Quelle application concrète ?

Comment tout ceci va pouvoir se matérialiser dans la pratique ? Le texte prévoit que les entreprises de plus de 50 salariés, et les municipalités de plus de 10.000 habitants, se dotent d’un système de recueil de l’alerte garantissant l’impartialité, la confidentialité et le traitement diligent de l’alerte. De même, les États-membres devront créer des institutions dont l’indépendance et l’autonomie devront être garanties en guise de canal externe. « La directive européenne insiste plus que la loi Sapin sur le suivi de l’alerte », commente Nicole-Marie Meyer, de l’association Transparency International. Elle précise les délais dans lesquels les autorités ad hoc devront répondre aux signalements envoyés par les salariés et les citoyens : accusé de réception sous sept jours et réponse dans les trois mois, pour les canaux internes et externes.
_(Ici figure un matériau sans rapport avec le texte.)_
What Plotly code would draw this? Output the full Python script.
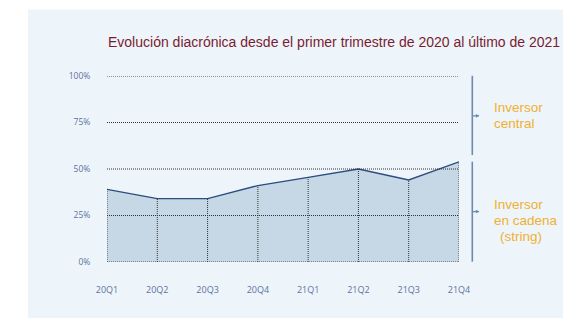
import plotly.graph_objects as go

# Quarterly share (%) of the "inversor en cadena" group
quarters = ["20Q1", "20Q2", "20Q3", "20Q4", "21Q1", "21Q2", "21Q3", "21Q4"]
share = [39.1, 34.1, 34.1, 41.1, 45.5, 50.0, 44.1, 53.8]

y_ticks = [0, 25, 50, 75, 100]
y_tick_labels = ["0%", "25%", "50%", "75%", "100%"]

title_text = "Evolución diacrónica desde el primer trimestre de 2020 al último de 2021"
group_top = ["Inversor", "central"]
group_bottom = ["Inversor", "en cadena", "(string)"]

W, H = 563, 325
L, R, T, B = 107, 104, 75.7, 62.7
plot_w = W - L - R
plot_h = H - T - B

def px_x(px):
    return (px - L) / plot_w

def px_y(py):
    return (H - B - py) / plot_h

LABEL_COLOR = "#5D72A0"
GOLD = "#F0B030"
BRACKET = "#6F88B0"
DOTS = dict(color="#333333", width=1, dash="1px,1px")

fig = go.Figure()

# shaded area under the series
fig.add_trace(go.Scatter(
    x=quarters, y=share, mode="lines",
    fill="tozeroy", fillcolor="#C6D7E5",
    line=dict(color="#2B4C7E", width=1.3),
    hoverinfo="skip", showlegend=False,
))

# dotted drop lines from each quarter's value down to zero
drop_x, drop_y = [], []
for q, v in zip(quarters, share):
    drop_x += [q, q, None]
    drop_y += [0, v, None]
fig.add_trace(go.Scatter(
    x=drop_x, y=drop_y, mode="lines", line=DOTS,
    hoverinfo="skip", showlegend=False,
))

shapes = []
# light panel behind the chart
shapes.append(dict(type="rect", xref="paper", yref="paper", layer="below",
                   x0=px_x(28), x1=px_x(563), y0=px_y(318.5), y1=px_y(9),
                   fillcolor="#EDF5FB", line=dict(width=0)))
# dotted horizontal guides
for t in y_ticks:
    shapes.append(dict(type="line", xref="paper", yref="y", x0=0, x1=1, y0=t, y1=t,
                       line=DOTS))
# bracket on the right
bx = px_x(472.3)
shapes.append(dict(type="line", xref="paper", yref="paper", x0=bx, x1=bx,
                   y0=px_y(155), y1=px_y(75.5), line=dict(color=BRACKET, width=1.6)))
shapes.append(dict(type="line", xref="paper", yref="paper", x0=bx, x1=bx,
                   y0=px_y(262), y1=px_y(161.7), line=dict(color=BRACKET, width=1.6)))

annotations = []
annotations.append(dict(xref="paper", yref="paper", x=px_x(106), y=px_y(41.5),
                        xanchor="left", yanchor="middle", showarrow=False,
                        text=title_text,
                        font=dict(family="Liberation Sans", size=14, color="#7A1C30")))
# small pointer ticks on the bracket
for py in (115.7, 211.7):
    annotations.append(dict(xref="paper", yref="paper", x=px_x(479.5), y=px_y(py),
                            ax=-8, ay=0, text="", showarrow=True,
                            arrowhead=2, arrowsize=0.6, arrowwidth=1.2,
                            arrowcolor=BRACKET))
# group labels
for i, line in enumerate(group_top):
    annotations.append(dict(xref="paper", yref="paper", x=px_x(492), y=px_y(107.7 + i * 15.5),
                            xanchor="left", yanchor="middle", showarrow=False, text=line,
                            font=dict(family="Liberation Sans", size=13.5, color=GOLD)))
for i, line in enumerate(group_bottom):
    x0 = 498 if line.startswith("(") else 492
    annotations.append(dict(xref="paper", yref="paper", x=px_x(x0), y=px_y(205 + i * 16),
                            xanchor="left", yanchor="middle", showarrow=False, text=line,
                            font=dict(family="Liberation Sans", size=13.5, color=GOLD)))

fig.update_layout(
    width=W, height=H, autosize=False,
    margin=dict(l=L, r=R, t=T, b=B, pad=0),
    paper_bgcolor="white", plot_bgcolor="rgba(0,0,0,0)",
    shapes=shapes, annotations=annotations,
    xaxis=dict(type="category", categoryorder="array", categoryarray=quarters,
               range=[0, len(quarters) - 1], showgrid=False, zeroline=False,
               showline=False, ticks="outside", ticklen=19,
               tickcolor="rgba(0,0,0,0)",
               tickfont=dict(family="Open Sans", size=9, color=LABEL_COLOR)),
    yaxis=dict(range=[0, 100], tickvals=y_ticks, ticktext=y_tick_labels,
               showgrid=False, zeroline=False, showline=False,
               ticks="outside", ticklen=14, tickcolor="rgba(0,0,0,0)",
               tickfont=dict(family="Open Sans", size=8.5, color=LABEL_COLOR)),
)

fig.write_html("out.html")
Depuis l’adoption de la directive, il y a près de 7 mois, les observateurs et parties prenantes essaient de résoudre la question de son application de manière concrète, car des flous subsistent. Comment le canal interne va-t-il s’exprimer dans les entreprises de plus de 50 salariés et dans les municipalités de plus de 10.000 habitants ? Qui sera en charge de ce canal et garantira son bon fonctionnement ? Nicole-Marie Meyer, de Transparency International, rappelle que « la loi Sapin, sur laquelle est calquée la directive, enjoignait les employeurs de la fonction publique territoriale à se doter d’un référent alerte éthique, à compter du 1er janvier 2018. En 2020, seulement 30 % d’entre eux l’ont mis en place ».

« Il y a une vraie question d’opérabilité », admet Virginie Rozière. « La mise en place de la directive est compliquée, d’autant que nous ne savons pas du tout quel pourra être le volume d’alertes qui devra être traité. Mais le principal, c’était de poser en droit que le fait de lancer une alerte, divulguer une information, ne soit plus considéré comme une infraction, et que le lanceur d’alerte soit immunisé », poursuit l’eurodéputée.

Eric Alt, président d’Anticor, est du même avis. « La directive donne un cadre. C’est peut-être une arme émoussée, mais c’est une arme quand même. L’essentiel est de fonder la légitimité du lanceur d’alerte, de faire reculer la culture de l’impunité et de la rétorsion, car nous avons cruellement besoin de ces personnes qui défendent l’intérêt général ». L’existence même de ce texte est une victoire, notamment pour la France, où le lanceur d’alerte est souvent assimilé par ses détracteurs au délateur, sombre figure de la Seconde Guerre mondiale.

Mais les ONG, réunies en coalition durant la bataille parlementaire européenne, ne comptent pas en rester là. Pour la France, elles ont publié une lettre ouverte au président Emmanuel Macron, le 7 novembre 2019, exigeant de préserver les avancées contenues dans la loi Sapin II, notamment en ce qui concerne le champ plus large de l’alerte, et de les combiner à celles gagnées avec la directive qui venait d’être adoptée. La lettre propose également d’intégrer les préconisations du Conseil de l’Europe : « Nous proposons notamment que le statut de lanceur d’alerte soit élargi aux personnes morales, de façon à favoriser le « portage d’alerte », dans le but d’éviter d’exposer des individus fragilisés et isolés. Il nous semble également nécessaire que la définition du facilitateur soit étendue aux ONG ». Dans chacun des 27 pays, la mise en œuvre et en pratique sera donc aussi un enjeu de bataille politique, pied à pied, pour les ONG et les syndicats d’ici 2021. « Pour obtenir un haut niveau de transposition dans le droit national, contenant le plus d’avancées possible, nous devrons rester vigilants et mobilisés », conclut Sophie Binet.

This article has been translated from French.